Jehu, however, was convinced that he had to manage the change of regimes himself and he therefore went into human-viewpoint function. His plan is to win the approval of the followers of the Lord after he eliminates the followers of Baal.
Jehu is about to do the right thing in a wrong way.
2Kings 10:19; "And now, summon all the prophets of Baal, all his worshipers and all his priests; let no one be missing, for I have a great sacrifice for Baal; whoever is missing shall not live." But Jehu did it in cunning, in order that he might destroy the worshippers of Baal.
v20 And Jehu said, "Sanctify a solemn assembly for Baal." And they proclaimed it.
Jehu convinced the followers of Baal that he was one of them. He then confirmed their confidence by proclaiming as his first official act a national festival to honor Baal. He summoned all the worshipers and priests of Baal to Samaria to participate in a special sacrifice at the National Cathedral.
The Temple rituals included the burning of incense, offering animal sacrifices, ecstatic dances where participants slashed themselves with knives, and on occasion a human sacrifice.
According to verse 21, once everyone arrived they had a full house.

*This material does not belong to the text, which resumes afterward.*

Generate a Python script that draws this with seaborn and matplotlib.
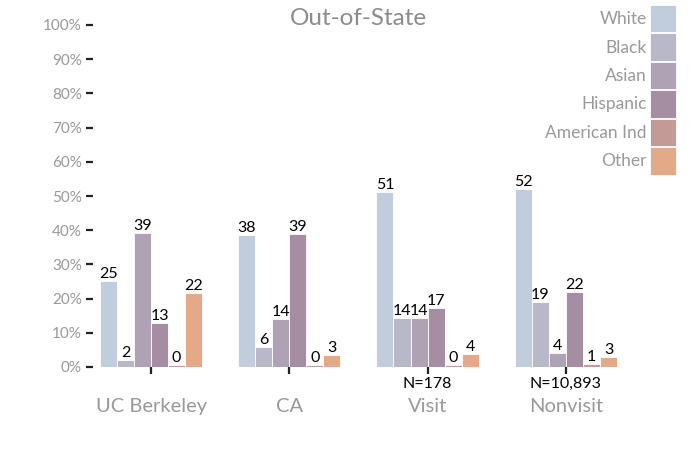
import pandas as pd
import matplotlib.pyplot as plt
import seaborn as sns

# data (percent)
groups = ["UC Berkeley", "CA", "Visit", "Nonvisit"]
races = ["White", "Black", "Asian", "Hispanic", "American Ind", "Other"]
white = [25.2, 38.5, 51.3, 52.0]
black = [2.0, 5.8, 14.4, 19.0]
asian = [39.2, 14.0, 14.2, 4.2]
hispanic = [12.8, 38.8, 17.2, 22.0]
american_ind = [0.5, 0.5, 0.5, 1.0]
other = [21.7, 3.4, 3.8, 2.9]
sample_sizes = ["", "", "N=178", "N=10,893"]
colors = ["#c1ccdc", "#b8b8c9", "#afa2b4", "#a58ea2", "#c49a96", "#e4aa88"]

series = [white, black, asian, hispanic, american_ind, other]
rows = []
for race, vals in zip(races, series):
    for g, v in zip(groups, vals):
        rows.append({"group": g, "race": race, "pct": v})
df = pd.DataFrame(rows)

sns.set_style("white")
plt.rcParams["font.family"] = ["Lato", "DejaVu Sans"]

fig = plt.figure(figsize=(7, 4.5), dpi=100)
ax = fig.add_axes([93 / 700, 1 - 367 / 450, (635 - 93) / 700, (367 - 25) / 450])

sns.barplot(data=df, x="group", y="pct", hue="race", order=groups,
            hue_order=races, palette=colors, width=0.74,
            edgecolor="white", linewidth=0.6, saturation=1, ax=ax)

for cont in ax.containers:
    ax.bar_label(cont, labels=[f"{round(b.get_height())}" for b in cont],
                 padding=0, fontsize=11.5, color="black")

ax.set_ylim(0, 100)
ax.set_xlim(-0.42, 3.5)
ax.set_yticks(range(0, 101, 10))
ax.set_yticklabels([f"{t}%" for t in range(0, 101, 10)], color="#999999", fontsize=11)
ax.set_xticks(range(len(groups)))
ax.set_xticklabels(groups, color="#999999", fontsize=14.5)
ax.tick_params(axis="y", length=5, width=1.6, color="#222222", pad=3, left=True)
ax.tick_params(axis="x", length=5, width=1.6, color="#222222", pad=17, bottom=True)
ax.set_xlabel("")
ax.set_ylabel("")
sns.despine(ax=ax, left=True, bottom=True)

for i, n in enumerate(sample_sizes):
    if n:
        ax.text(i, -3.0, n, ha="center", va="top", fontsize=11.5, color="black")

ax.set_title("Out-of-State", color="#8c8c8c", fontsize=17.5, pad=0)
ax.title.set_position((0.49, 0.995))

handles, labels = ax.get_legend_handles_labels()
ax.legend_.remove()
fig.legend(handles, labels, loc="upper right", bbox_to_anchor=(676 / 700, 1 - 5 / 450),
           frameon=False, markerfirst=False, fontsize=12.5, labelcolor="#999999",
           handlelength=1.5, handleheight=2.05, labelspacing=0.06,
           handletextpad=0.2, borderpad=0, borderaxespad=0)

fig.savefig("out.png", dpi=100)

At this point Jehu takes advantage of the fact that the worshipers wore a special robe while in the temple.
2Kings 10:22; And he said to the one who was in charge of the wardrobe, "Bring out garments for all the worshipers of Baal." So he brought out garments for them.
v.23 And Jehu went into the house of Baal with Jehonadab the son of Rechab and he said to the worshipers of Baal, "Search and see that there may be here with you none of the servants of the Lord, but only the worshipers of Baal."

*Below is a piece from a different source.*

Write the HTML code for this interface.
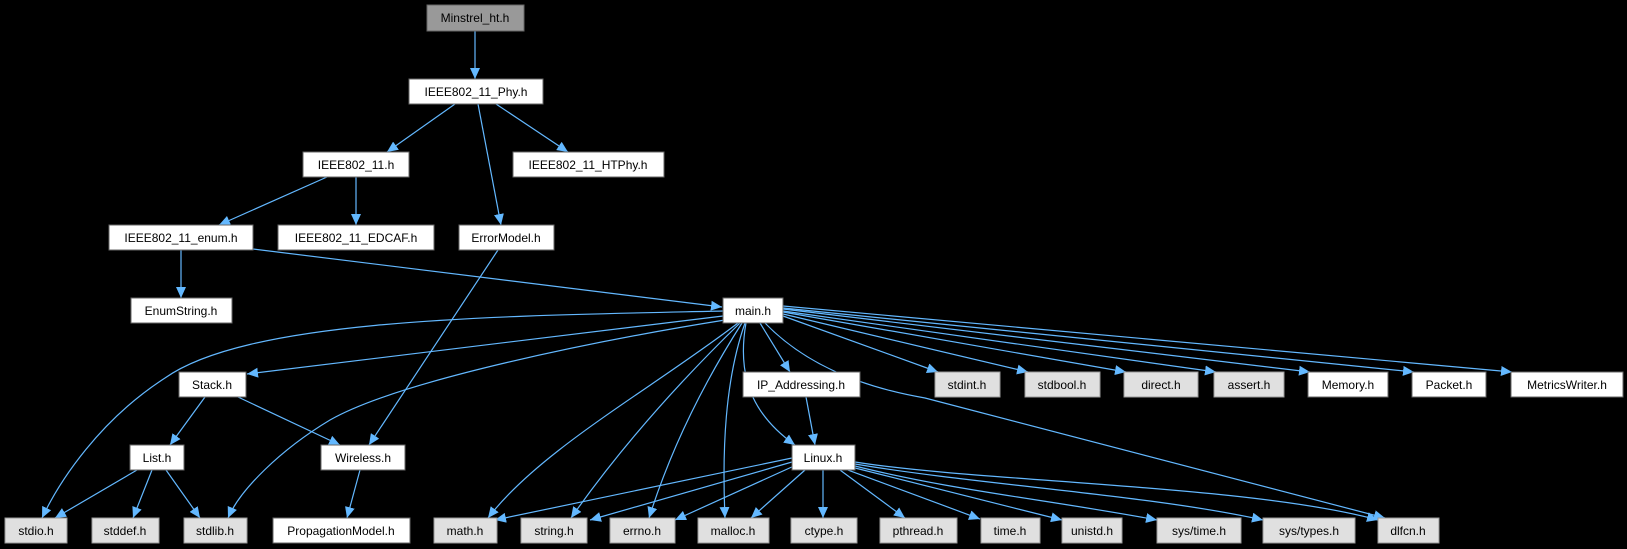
<!DOCTYPE html>
<html><head><meta charset="utf-8"><style>
html,body{margin:0;padding:0;background:#000;}
svg{display:block;}
text{font-family:"Liberation Sans",Arial,sans-serif;font-size:12px;fill:#000;text-anchor:middle;}
.e{fill:none;stroke:#63b8ff;stroke-width:1.2;marker-end:url(#a);}
.w{fill:#fff;stroke:#666;stroke-width:1;}
.g{fill:#e0e0e0;stroke:#999;stroke-width:1;}
</style></head><body>
<svg width="1627" height="549" viewBox="0 0 1627 549" xmlns="http://www.w3.org/2000/svg">
<defs><marker id="a" markerUnits="userSpaceOnUse" markerWidth="12" markerHeight="10" refX="11" refY="5" orient="auto"><path d="M0,0 L11,5 L0,10 z" fill="#63b8ff"/></marker></defs>
<rect width="1627" height="549" fill="#000"/>
<g>
<path class="e" d="M475,31 L475,79"/>
<path class="e" d="M455,104 L387,152"/>
<path class="e" d="M478,104 L501,225"/>
<path class="e" d="M496,104 L568,152"/>
<path class="e" d="M327,177 L219,225"/>
<path class="e" d="M356,177 V225"/>
<path class="e" d="M181,250 V298"/>
<path class="e" d="M253,249 L722,307"/>
<path class="e" d="M498,250 L369,445"/>
<path class="e" d="M723,311 C500,316 250,318 165,378 C100,420 60,480 42,518"/>
<path class="e" d="M723,316 L247,374"/>
<path class="e" d="M725,320 C600,340 400,380 330,420 C280,450 240,490 228,518"/>
<path class="e" d="M738,323 C650,390 540,450 488,518"/>
<path class="e" d="M740,323 Q640,420 571,518"/>
<path class="e" d="M742,323 Q680,420 649,518"/>
<path class="e" d="M745,323 C725,380 722,450 725,518"/>
<path class="e" d="M746,323 C735,385 760,420 795,445"/>
<path class="e" d="M760,323 L790,372"/>
<path class="e" d="M783,316 L938,372"/>
<path class="e" d="M783,314 L1028,372"/>
<path class="e" d="M783,312 L1126,372"/>
<path class="e" d="M783,311 L1216,372"/>
<path class="e" d="M783,309 L1310,372"/>
<path class="e" d="M783,308 L1414,372"/>
<path class="e" d="M783,306 L1512,372"/>
<path class="e" d="M765,323 Q820,380 925,398 L1385,518"/>
<path class="e" d="M205,397 L170,445"/>
<path class="e" d="M238,397 L340,445"/>
<path class="e" d="M137,470 L55,518"/>
<path class="e" d="M152,470 L133,518"/>
<path class="e" d="M166,470 L200,518"/>
<path class="e" d="M360,470 L347,518"/>
<path class="e" d="M806,397 L815,445"/>
<path class="e" d="M792,458 L495,520"/>
<path class="e" d="M792,462 L590,520"/>
<path class="e" d="M794,466 L675,520"/>
<path class="e" d="M805,470 L751,518"/>
<path class="e" d="M823,470 V518"/>
<path class="e" d="M840,470 L905,518"/>
<path class="e" d="M848,470 L980,519"/>
<path class="e" d="M855,468 L1062,520"/>
<path class="e" d="M855,466 C950,490 1050,500 1157,520"/>
<path class="e" d="M855,464 C980,485 1150,495 1263,520"/>
<path class="e" d="M855,462 C980,482 1250,485 1378,520"/>
</g>
<g>
<rect x="427" y="5" width="97" height="26" fill="#999" stroke="#666"/><text x="475" y="22">Minstrel_ht.h</text>
<rect class="w" x="409" y="79" width="134" height="25"/><text x="476" y="96">IEEE802_11_Phy.h</text>
<rect class="w" x="303" y="152" width="106" height="25"/><text x="356" y="169">IEEE802_11.h</text>
<rect class="w" x="513" y="152" width="151" height="25"/><text x="588" y="169">IEEE802_11_HTPhy.h</text>
<rect class="w" x="109" y="225" width="144" height="25"/><text x="181" y="242">IEEE802_11_enum.h</text>
<rect class="w" x="278" y="225" width="156" height="25"/><text x="356" y="242">IEEE802_11_EDCAF.h</text>
<rect class="w" x="459" y="225" width="95" height="25"/><text x="506" y="242">ErrorModel.h</text>
<rect class="w" x="131" y="298" width="101" height="25"/><text x="181" y="315">EnumString.h</text>
<rect class="w" x="723" y="298" width="60" height="25"/><text x="753" y="315">main.h</text>
<rect class="w" x="179" y="372" width="67" height="25"/><text x="212" y="389">Stack.h</text>
<rect class="w" x="743" y="372" width="117" height="25"/><text x="801" y="389">IP_Addressing.h</text>
<rect class="g" x="935" y="372" width="65" height="25"/><text x="967" y="389">stdint.h</text>
<rect class="g" x="1025" y="372" width="75" height="25"/><text x="1062" y="389">stdbool.h</text>
<rect class="g" x="1124" y="372" width="74" height="25"/><text x="1161" y="389">direct.h</text>
<rect class="g" x="1214" y="372" width="70" height="25"/><text x="1249" y="389">assert.h</text>
<rect class="w" x="1308" y="372" width="80" height="25"/><text x="1348" y="389">Memory.h</text>
<rect class="w" x="1412" y="372" width="74" height="25"/><text x="1449" y="389">Packet.h</text>
<rect class="w" x="1511" y="372" width="112" height="25"/><text x="1567" y="389">MetricsWriter.h</text>
<rect class="w" x="130" y="445" width="54" height="25"/><text x="157" y="462">List.h</text>
<rect class="w" x="321" y="445" width="84" height="25"/><text x="363" y="462">Wireless.h</text>
<rect class="w" x="792" y="445" width="63" height="25"/><text x="823" y="462">Linux.h</text>
<rect class="g" x="5" y="518" width="62" height="25"/><text x="36" y="535">stdio.h</text>
<rect class="g" x="92" y="518" width="67" height="25"/><text x="125" y="535">stddef.h</text>
<rect class="g" x="184" y="518" width="63" height="25"/><text x="215" y="535">stdlib.h</text>
<rect class="w" x="273" y="518" width="137" height="25"/><text x="341" y="535">PropagationModel.h</text>
<rect class="g" x="434" y="518" width="63" height="25"/><text x="465" y="535">math.h</text>
<rect class="g" x="521" y="518" width="66" height="25"/><text x="554" y="535">string.h</text>
<rect class="g" x="610" y="518" width="65" height="25"/><text x="642" y="535">errno.h</text>
<rect class="g" x="698" y="518" width="71" height="25"/><text x="733" y="535">malloc.h</text>
<rect class="g" x="791" y="518" width="66" height="25"/><text x="824" y="535">ctype.h</text>
<rect class="g" x="880" y="518" width="77" height="25"/><text x="918" y="535">pthread.h</text>
<rect class="g" x="981" y="518" width="59" height="25"/><text x="1010" y="535">time.h</text>
<rect class="g" x="1062" y="518" width="60" height="25"/><text x="1092" y="535">unistd.h</text>
<rect class="g" x="1157" y="518" width="84" height="25"/><text x="1199" y="535">sys/time.h</text>
<rect class="g" x="1263" y="518" width="92" height="25"/><text x="1309" y="535">sys/types.h</text>
<rect class="g" x="1378" y="518" width="61" height="25"/><text x="1408" y="535">dlfcn.h</text>
</g>
</svg>
</body></html>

On the road to Samaria, Jehu had met a man named Jehonadab the leader of the Rechobites who were a sect of the Kenite tribe that had joined with Israel that led a monastic nomadic lifestyle and were a group of nationalistic religious zealots.
Jehonadab's support of Jehu's campaign to eradicate the Baal cult from Israel in an indication that Jehu's purge was supported by the conservatives in Israel who were fed up with the Ahab-Jezebel progressivism that had resulted in the decline of the nation.
Jehu invited him to ride in his chariot down to Samaria. Once there, Jehu accomplished the task of accumulating all of Baal's devotees into one small geographic location.
His intent is to kill them all. They think they have arrived to see their new king perform a sacrifice to Baal with all them as witnesses, but Jehu has used their own tradition of wearing special robes to mark all of them for execution.
He got them all decked out in their ritual robes and made sure that no worshipers of the Lord God were present. He is now all set to execute all who are involved in the Baal cult.
Once done he will be hailed by the Jews who remained loyal to the Lord. His entire plan is predicated on self-promotion. The mechanics he uses are simply the process and procedure for getting there.
The delegated power and authority invested in him by the anointing performed by Elisha's protégé gives Jehu permission to proceed. He is following orders, that is the right thing to do. But he does so with ulterior motives, which means it will be accomplished in the wrong way.
2Kings 10:24; Then they (the worshipers of Baal) went in to offer sacrifices and burnt offerings. Now Jehu had stationed for himself eighty men outside, and he had said, "The one who permits any of the men whom I bring into your hands to escape shall give up his life in exchange for theirs."